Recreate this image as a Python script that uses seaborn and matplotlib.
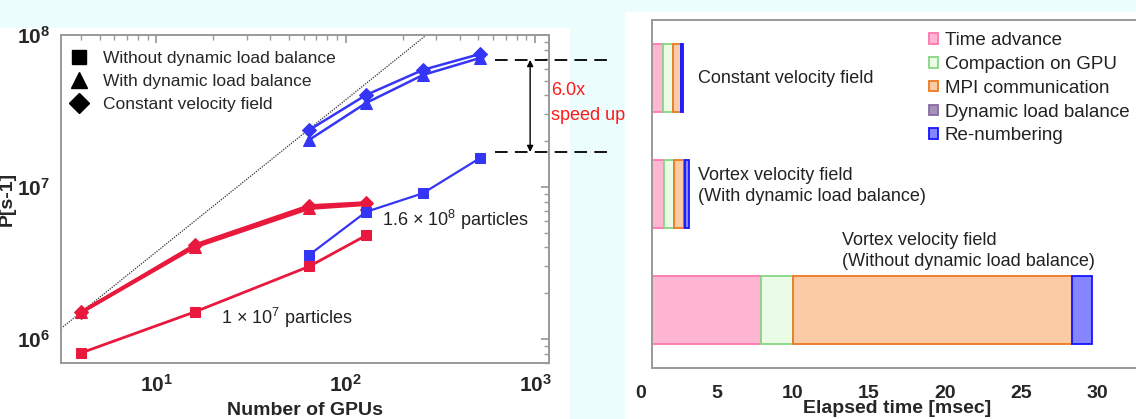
import matplotlib
matplotlib.use('Agg')
import numpy as np
import pandas as pd
import matplotlib.pyplot as plt
import seaborn as sns
from matplotlib.lines import Line2D
from matplotlib.patches import Rectangle
from matplotlib.transforms import ScaledTranslation
from matplotlib.ticker import LogLocator, FuncFormatter, NullFormatter

# --- scaling data (left panel) ---
gpus_small = [4, 16, 64, 128]
gpus_large = [64, 128, 256, 512]

small_without = [8.1e5, 1.51e6, 3.0e6, 4.8e6]
small_with = [1.5e6, 4.05e6, 7.25e6, 7.7e6]
small_const = [1.5e6, 4.15e6, 7.5e6, 7.85e6]

large_without = [3.57e6, 6.86e6, 9.1e6, 1.55e7]
large_with = [2.04e7, 3.57e7, 5.46e7, 7.06e7]
large_const = [2.37e7, 4.03e7, 5.9e7, 7.5e7]

speedup_levels = [6.85e7, 1.7e7]

# --- elapsed time breakdown (right panel) ---
cases = ['Constant velocity field',
         'Vortex velocity field\n(With dynamic load balance)',
         'Vortex velocity field\n(Without dynamic load balance)']
parts = ['Time advance', 'Compaction on GPU', 'MPI communication',
         'Dynamic load balance', 'Re-numbering']
time_advance = [0.72, 0.79, 7.2]
compaction = [0.66, 0.66, 2.05]
mpi_comm = [0.53, 0.66, 18.4]
load_balance = [0.0, 0.05, 0.0]
renumbering = [0.13, 0.28, 1.3]
time_ticks = [0, 5, 10, 15, 20, 25, 30]

RED = '#E8193C'
BLUE = '#3535F5'
part_fill = ['#FFB6D3', '#EAFCE6', '#FBCBA6', '#A393B5', '#8585FF']
part_edge = ['#FF77AE', '#88D683', '#EE7A22', '#8a6aa8', '#1515FF']

sns.set_theme(style='white')
plt.rcParams['font.family'] = ['Liberation Sans', 'DejaVu Sans']
plt.rcParams['mathtext.fontset'] = 'custom'
plt.rcParams['mathtext.rm'] = 'Liberation Sans'
plt.rcParams['mathtext.bf'] = 'Liberation Sans:bold'

fig = plt.figure(figsize=(11.36, 4.19), dpi=100)
fig.patch.set_facecolor('#EBFDFD')
fig.add_artist(Rectangle((0, 0), 570 / 1136, 1 - 28 / 419, transform=fig.transFigure,
                         facecolor='white', edgecolor='none', zorder=-5))
fig.add_artist(Rectangle((625 / 1136, 0), 1 - 625 / 1136, 1 - 12 / 419, transform=fig.transFigure,
                         facecolor='white', edgecolor='none', zorder=-5))

# ---------------- left: strong scaling ----------------
ax = fig.add_axes([61 / 1136, 1 - 363 / 419, 488 / 1136, 328 / 419])
ax.set_xscale('log')
ax.set_yscale('log')

rows = []
for name, xs, ys in [('s_without', gpus_small, small_without), ('s_with', gpus_small, small_with),
                     ('s_const', gpus_small, small_const), ('l_without', gpus_large, large_without),
                     ('l_with', gpus_large, large_with), ('l_const', gpus_large, large_const)]:
    for x, y in zip(xs, ys):
        rows.append({'series': name, 'gpus': x, 'perf': y})
df = pd.DataFrame(rows)

style = {
    's_without': (RED, 's', 7.5, 2.0),
    's_with': (RED, '^', 9, 2.6),
    's_const': (RED, 'D', 7, 2.6),
    'l_without': (BLUE, 's', 7.5, 1.6),
    'l_with': (BLUE, '^', 9, 1.8),
    'l_const': (BLUE, 'D', 7, 1.8),
}
for name, (c, m, ms, lw) in style.items():
    sub = df[df['series'] == name]
    sns.lineplot(data=sub, x='gpus', y='perf', ax=ax, color=c, marker=m, markersize=ms,
                 markeredgecolor=c, linewidth=lw, estimator=None, sort=False, legend=False)

# ideal linear scaling from the first point
xr = np.array([3.13, 1185.0])
ax.plot(xr, small_with[0] * xr / gpus_small[0], color='#333333', lw=0.9, ls=(0, (1, 1)), zorder=1)

ax.set_xlim(3.13, 1185)
ax.set_ylim(6.95e5, 1e8)

# speed-up markers
for lvl in speedup_levels:
    ax.plot([615, 2480], [lvl, lvl], color='black', lw=1.3, ls=(0, (7, 4)), clip_on=False)
ax.annotate('', xy=(942, speedup_levels[0]), xytext=(942, speedup_levels[1]),
            arrowprops=dict(arrowstyle='<|-|>', color='black', lw=1.0,
                            shrinkA=0, shrinkB=0, mutation_scale=9))
ax.text(1214, 3.57e7, '6.0x\nspeed up', color='#FF1A1A', fontsize=13, ha='left', va='center',
        linespacing=1.6)

ax.text(22, 1.37e6, r'1 $\times$ 10$^7$ particles', fontsize=13, color='#222222', va='center')
ax.text(155, 6.07e6, r'1.6 $\times$ 10$^8$ particles', fontsize=13, color='#222222', va='center')

handles = [Line2D([], [], color='black', marker=m, ls='none', markersize=s)
           for m, s in [('s', 10), ('^', 12), ('D', 10)]]
ax.legend(handles, ['Without dynamic load balance', 'With dynamic load balance',
                    'Constant velocity field'], loc='upper left', frameon=False, fontsize=12.5,
          handletextpad=0.4, labelspacing=0.45, borderaxespad=0.5, bbox_to_anchor=(-0.031, 1.0))

ax.xaxis.set_major_locator(LogLocator(base=10, numticks=10))
ax.xaxis.set_minor_locator(LogLocator(base=10, subs=np.arange(2, 10), numticks=10))
ax.yaxis.set_major_locator(LogLocator(base=10, numticks=10))
ax.yaxis.set_minor_locator(LogLocator(base=10, subs=np.arange(2, 10), numticks=10))
fmt = FuncFormatter(lambda v, p: r'$\mathbf{10^{%d}}$' % round(np.log10(v)))
ax.xaxis.set_major_formatter(fmt)
ax.yaxis.set_major_formatter(fmt)
ax.xaxis.set_minor_formatter(NullFormatter())
ax.yaxis.set_minor_formatter(NullFormatter())
ax.tick_params(which='both', direction='in', top=True, right=True, color='#999999')
ax.tick_params(which='major', length=6, labelsize=15, pad=8)
ax.tick_params(which='minor', length=3.5)
for sp in ax.spines.values():
    sp.set_color('#999999')
    sp.set_linewidth(1.4)
ax.set_xlabel('Number of GPUs', fontsize=14, fontweight='bold', labelpad=4)
ax.set_ylabel('P[s-1]', fontsize=14, fontweight='bold')
ax.yaxis.set_label_coords(-0.092, 0.5)

# ---------------- right: elapsed time ----------------
bx = fig.add_axes([652 / 1136, 1 - 368 / 419, 490 / 1136, 348 / 419])
segs = [time_advance, compaction, mpi_comm, load_balance, renumbering]
ypos = np.arange(len(cases))
left = np.zeros(len(cases))
for vals, lab, fc, ec in zip(segs, parts, part_fill, part_edge):
    vals = np.array(vals)
    bx.barh(ypos, vals, left=left, height=0.58, color=fc, edgecolor=ec, linewidth=1.3, label=lab)
    left += vals

bx.set_ylim(2.5, -0.5)
bx.set_xlim(0, 490 / 15.2)
bx.set_yticks([])
bx.set_xticks(time_ticks)
bx.set_xticklabels([str(t) for t in time_ticks], fontweight='bold')
bx.tick_params(axis='x', length=0, labelsize=14, pad=12)
# the reference prints its time labels a little left of the bar origin
shift = ScaledTranslation(-11 / 100, 0, fig.dpi_scale_trans)
for lbl in bx.get_xticklabels():
    lbl.set_transform(lbl.get_transform() + shift)
bx.spines['right'].set_visible(False)
for k in ['left', 'top', 'bottom']:
    bx.spines[k].set_color('#999999')
    bx.spines[k].set_linewidth(1.4)
bx.set_xlabel('Elapsed time [msec]', fontsize=14, fontweight='bold', labelpad=-1)

bx.text(3.0, 0.0, cases[0], fontsize=13, color='#222222', va='center', ha='left')
bx.text(3.0, 0.93, cases[1], fontsize=13, color='#222222', va='center', ha='left', linespacing=1.3)
bx.text(12.5, 1.49, cases[2], fontsize=13, color='#222222', va='center', ha='left', linespacing=1.3)

bx.legend(loc='upper left', bbox_to_anchor=(0.542, 0.997), frameon=False, fontsize=13.5,
          handlelength=0.5, handleheight=0.5, handletextpad=0.35, labelspacing=0.36,
          borderaxespad=0.2, labelcolor='#222222')

fig.savefig('out.png', dpi=100, facecolor=fig.get_facecolor())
--
## WHAT THE EXERCISE ASKS
Every line from the start of the listing above through the line with "plt.rcParams['mathtext.bf'] = 'Liberation" should be repeated exactly; skip the pictures and add nothing else.

## EXPECTED ANSWER
Recreate this image as a Python script that uses seaborn and matplotlib.
import matplotlib
matplotlib.use('Agg')
import numpy as np
import pandas as pd
import matplotlib.pyplot as plt
import seaborn as sns
from matplotlib.lines import Line2D
from matplotlib.patches import Rectangle
from matplotlib.transforms import ScaledTranslation
from matplotlib.ticker import LogLocator, FuncFormatter, NullFormatter

# --- scaling data (left panel) ---
gpus_small = [4, 16, 64, 128]
gpus_large = [64, 128, 256, 512]

small_without = [8.1e5, 1.51e6, 3.0e6, 4.8e6]
small_with = [1.5e6, 4.05e6, 7.25e6, 7.7e6]
small_const = [1.5e6, 4.15e6, 7.5e6, 7.85e6]

large_without = [3.57e6, 6.86e6, 9.1e6, 1.55e7]
large_with = [2.04e7, 3.57e7, 5.46e7, 7.06e7]
large_const = [2.37e7, 4.03e7, 5.9e7, 7.5e7]

speedup_levels = [6.85e7, 1.7e7]

# --- elapsed time breakdown (right panel) ---
cases = ['Constant velocity field',
         'Vortex velocity field\n(With dynamic load balance)',
         'Vortex velocity field\n(Without dynamic load balance)']
parts = ['Time advance', 'Compaction on GPU', 'MPI communication',
         'Dynamic load balance', 'Re-numbering']
time_advance = [0.72, 0.79, 7.2]
compaction = [0.66, 0.66, 2.05]
mpi_comm = [0.53, 0.66, 18.4]
load_balance = [0.0, 0.05, 0.0]
renumbering = [0.13, 0.28, 1.3]
time_ticks = [0, 5, 10, 15, 20, 25, 30]

RED = '#E8193C'
BLUE = '#3535F5'
part_fill = ['#FFB6D3', '#EAFCE6', '#FBCBA6', '#A393B5', '#8585FF']
part_edge = ['#FF77AE', '#88D683', '#EE7A22', '#8a6aa8', '#1515FF']

sns.set_theme(style='white')
plt.rcParams['font.family'] = ['Liberation Sans', 'DejaVu Sans']
plt.rcParams['mathtext.fontset'] = 'custom'
plt.rcParams['mathtext.rm'] = 'Liberation Sans'
plt.rcParams['mathtext.bf'] = 'Liberation Sans:bold'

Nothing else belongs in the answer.